By Cheryl Springer
It would have been one morning in last week as I was preparing for work, that I heard Tony Ricardo’s song ‘Margie’ playing again on local radio. The ballad tells the story of a man who kills his wife after he finds her in a bar with another man and realises that not only does she have a lover, but also that she is neglecting their baby. Ricardo sings:
…The woman was my wife… Margie, whose watching the baby… Why do you have to tear apart your family … I was filled with rage and I struck out blind… and again, I’m doing time on a murder charge, a victim of jealousy…
The suggestion here being that the fictionalized dead ‘Margie’ was to blame for his actions. A proud-voice announcement at the end said “Guyanese music on Guyanese radio…” Well, so what if it is local music? Should music be played simply because of its origin even when it is distasteful?
True enough, ‘Margie’ was written, performed and made popular in a time when domestic violence was still among Guyana’s worst kept secrets. The song subsequently vanished from the airwaves and should have remained wherever it was. It is just one example of a song that sends the wrong message and which should not be on the radio. There are many other local songs more deserving of the airtime.
Though the message in its lyrics is more subliminal, ‘Margie’ is really no less violent than, say, ‘Gun Down,’ in which Bounty Killer, who was prohibited from coming to Guyana recently and whose songs have been banned from the radio, sings what sounds like:
Gun Down, inna di middle of//Gun Town hey meh silent gun will make//No Sound, inna dem blood dem gwan drown// Reload put in another round dem get…
Both songs promote the idea that it is okay to solve issues by violent means; with ‘Margie’ glorifying domestic violence and its all too often fatal ending.
Back in those days when women rarely made reports to the police about physical spousal abuse, neighbours of battered women would hear the thuds of blows landing and perhaps the women crying out, if they weren’t too ashamed to do so. Next morning, they would see the bruises, the bumps, the black eyes or fractured limbs and pretend they did not notice or had not heard.
The women would invent excuses to explain what was evident, fooling only themselves that somehow their neighbours and peers believed they had really had an encounter with an open kitchen cupboard door, or had fallen on the stairs; when in fact, some of their peers bore the same ‘battered woman’ label and told the same lies.

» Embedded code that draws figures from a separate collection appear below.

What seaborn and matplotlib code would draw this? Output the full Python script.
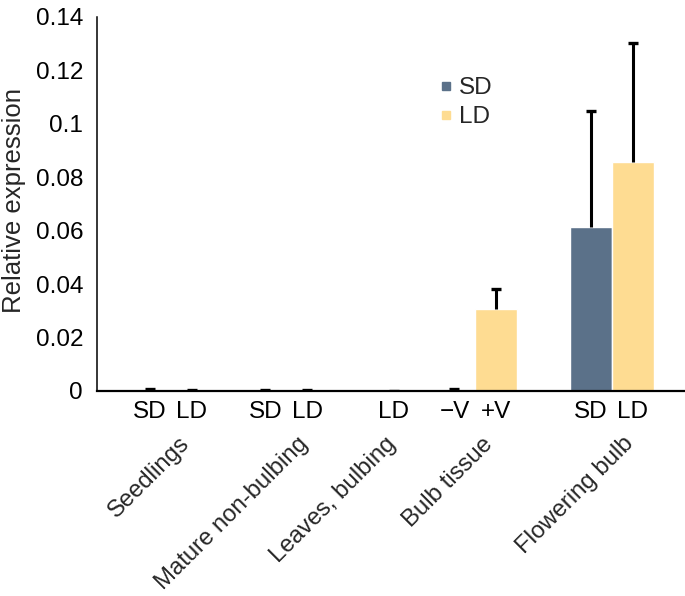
import numpy as np
import pandas as pd
import matplotlib.pyplot as plt
from matplotlib.lines import Line2D
import seaborn as sns

###################################################################################
# Data

bar_labels = ['SD', 'LD', 'SD', 'LD', 'LD', '\u2212V', '+V', 'SD', 'LD']
bar_series = ['SD', 'LD', 'SD', 'LD', 'LD', 'SD', 'LD', 'SD', 'LD']
bar_values = [0.0003, 0.0001, 0.0001, 0.0001, 0.0, 0.0003, 0.0305, 0.0615, 0.0859]
bar_errors = [0.0003, 0.0001, 0.0001, 0.0001, 0.0, 0.0003, 0.0077, 0.0433, 0.0443]

groups = ['Seedlings', 'Mature non-bulbing', 'Leaves, bulbing', 'Bulb tissue', 'Flowering bulb']

# layout: slot positions of bars (one bar = one unit wide) and of the group labels
bar_pos = [0, 1, 2.75, 3.75, 5.8, 7.25, 8.25, 10.5, 11.5]
group_pos = [0.68, 3.5, 5.6, 7.9, 11.26]

colors = {'SD': '#5b7189', 'LD': '#fedc92'}

df = pd.DataFrame({'pos': bar_pos, 'value': bar_values, 'series': bar_series})

###################################################################################
# Plot

sns.set_style('white')
plt.rcParams['font.family'] = ['Liberation Sans', 'DejaVu Sans']
fs = 17.5

fig = plt.figure(figsize=(6.85, 5.96), dpi=100)
ax = fig.add_axes([0.1416, 0.344, 0.8584, 0.6275])

sns.barplot(data=df, x='pos', y='value', hue='series', palette=colors,
            native_scale=True, width=1, dodge=False, errorbar=None,
            saturation=1, legend=False, ax=ax)

# upper error bars only
eb = ax.errorbar(bar_pos, bar_values, yerr=[np.zeros(len(bar_errors)), bar_errors],
                 fmt='none', ecolor='black', elinewidth=2.2, capsize=3.5, capthick=2.4)
eb[1][0].set_visible(False)

ax.set_xlim(-1.26, 12.74)
ax.set_ylim(0, 0.14)
ax.set_yticks(np.arange(0, 0.141, 0.02))
ax.set_yticklabels(['0', '0.02', '0.04', '0.06', '0.08', '0.1', '0.12', '0.14'])
ax.set_xticks(bar_pos)
ax.set_xticklabels(bar_labels)
ax.tick_params(axis='both', length=0, labelsize=fs, colors='black')
ax.tick_params(axis='x', pad=7.5)
ax.tick_params(axis='y', pad=10)
ax.set_xlabel('')
ax.set_ylabel('Relative expression', fontsize=18.5)
ax.yaxis.set_label_coords(-0.121, 0.508)

sns.despine(ax=ax)
ax.spines['left'].set_linewidth(1.1)
ax.spines['bottom'].set_linewidth(1.6)
ax.spines['left'].set_color('black')
ax.spines['bottom'].set_color('black')

trans = ax.get_xaxis_transform()
for g, p in zip(groups, group_pos):
    ax.text(p, -0.112, g, rotation=45, ha='right', va='top', rotation_mode='anchor',
            fontsize=17.2, transform=trans)

handles = [Line2D([], [], marker='s', linestyle='none', markersize=6,
                  markerfacecolor=colors[k], markeredgecolor=colors[k], label=k)
           for k in ['SD', 'LD']]
ax.legend(handles=handles, loc='upper left', bbox_to_anchor=(0.643, 0.870),
          bbox_transform=fig.transFigure, frameon=False, fontsize=fs,
          handlelength=0.45, handletextpad=0.3, labelspacing=0.28,
          borderpad=0, borderaxespad=0)

fig.savefig('out.png', dpi=100)
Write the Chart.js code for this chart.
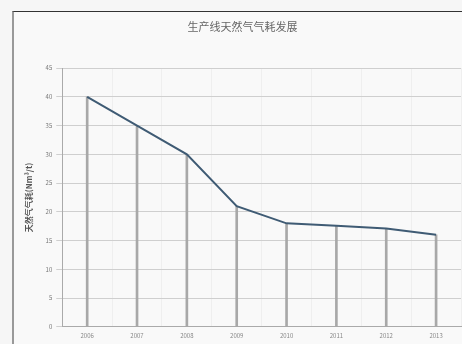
<!DOCTYPE html>
<html>
<head>
<meta charset="utf-8">
<script src="https://cdn.jsdelivr.net/npm/chart.js@4"></script>
<style>
  html, body { margin: 0; padding: 0; background: #f6f6f6; }
  #frame {
    position: absolute; left: 12px; top: 11px; width: 450px; height: 333px;
    border-top: 1px solid #333; border-left: 2px solid #999;
    background: #f9f9f9;
  }
  #wrap { position: absolute; left: 0; top: 0; width: 462px; height: 344px; }
</style>
</head>
<body>
<div id="frame"></div>
<div id="wrap"><canvas id="c"></canvas></div>
<script>
// 年份 / 天然气气耗
const years = ["2006", "2007", "2008", "2009", "2010", "2011", "2012", "2013"];
const gasUse = [40, 35, 30, 21, 18, 17.6, 17.1, 16];
const yTicks = [0, 5, 10, 15, 20, 25, 30, 35, 40, 45];

const ctx = document.getElementById("c").getContext("2d");
const font = { family: "'Noto Sans CJK SC', 'DejaVu Sans', sans-serif" };

new Chart(ctx, {
  data: {
    labels: years,
    datasets: [
      {
        type: "line",
        data: gasUse,
        borderColor: "#3f5b74",
        borderWidth: 2,
        pointRadius: 0,
        tension: 0,
        order: 1,
      },
      {
        // drop lines from each point to the axis
        type: "bar",
        data: gasUse,
        backgroundColor: "#a8a8a8",
        barThickness: 2,
        order: 2,
      },
    ],
  },
  options: {
    responsive: true,
    maintainAspectRatio: false,
    animation: false,
    layout: { padding: { left: 24, right: 1, top: 20, bottom: 0 } },
    plugins: {
      legend: { display: false },
      tooltip: { enabled: false },
      title: {
        display: true,
        text: "生产线天然气气耗发展",
        color: "#666",
        font: { ...font, size: 11, weight: "normal" },
        padding: { top: 0, bottom: 35 },
      },
    },
    scales: {
      x: {
        offset: true,
        grid: { color: "rgba(0,0,0,0.04)", offset: true, drawTicks: false },
        border: { color: "#aaa" },
        ticks: { color: "#888", font: { ...font, size: 6 }, padding: 5, maxRotation: 0 },
      },
      y: {
        min: 0,
        max: 45,
        afterBuildTicks: (axis) => { axis.ticks = yTicks.map((v) => ({ value: v })); },
        grid: { color: "#cfcfcf", tickLength: 6 },
        border: { color: "#aaa" },
        ticks: { color: "#777", font: { ...font, size: 6 }, padding: 4 },
        title: {
          display: true,
          text: "天然气气耗(Nm³/t)",
          color: "#555",
          font: { ...font, size: 8, weight: "bold" },
          padding: { top: 0, bottom: 8 },
        },
      },
    },
  },
});
</script>
</body>
</html>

It was in this era or just prior, I believe, that the famed Trinidadian calypsonian, Mighty Sparrow, born Francisco Slinger, sang his ‘two cents’ on the not-talked-about-openly issue. My father was a Sparrow fan and had all of his records. Although he abhorred violence, once in a while Sparrow’s domestic violence anthem found its way onto the turntable of our stereo:
Every now and then, cuff them down//They love you long and they love you strong//Black up they eye//Bruise up they knee//Then they love you eternally…
Some years ago, while stuck at a Caribbean airport waiting for LIAT, I remember having a lengthy debate with a colleague, Paget De Freitas, who was then at the Jamaica Observer, about whether Buju Banton’s ‘Boom Bye Bye’ was really any worse than this same ‘Birdie’ tune. In the end, we agreed that maybe Sparrow might have redeemed himself in the final line of the song: Then they leave you eternally. But we couldn’t decide whether he meant that the woman would leave her abuser in a wooden box or just walk out under her own steam.
Throughout the ages, music – with or without accompanying lyrics – has been used to tell stories, portray emotion, for worship, for dancing (expression) and as a call to war, among other things. Songwriters have used the art form, and they still do, as a way of expressing their own emotions and other people’s.
Sometimes the blend of words and music strikes a chord among many; they identify with it; it becomes their song.
Once or twice in a generation, a musician will come along who mixes militancy with music in a way that is not just non-threatening, but inspirational as well. Bob Marley’s almost soulful reggae rendition of ‘War,’ an adaptation of Haile Selassie’s famous speech to the United Nations springs to mind, but there are other examples.
People involved in romantic relationships will tell you that love songs touch and motivate them. It stands to reason then that music, which speaks of women as if they are dirt under someone’s shoes, is filled with hate words or glorifies violence, will have the same effect on those so inclined.
This is why attention must be paid to what music is rendered where, at what time and for what reason. Let me hasten to add, before the critics rush to maul me verbally, that this has nothing to do with dictating people’s tastes. People are free to choose whatever music they wish to make their own. This has to do with public radio airplay and the impressionable young minds that apply to it at various times of the day; with showing sensitivity to the times in which we now live; thinking before we spin that disc.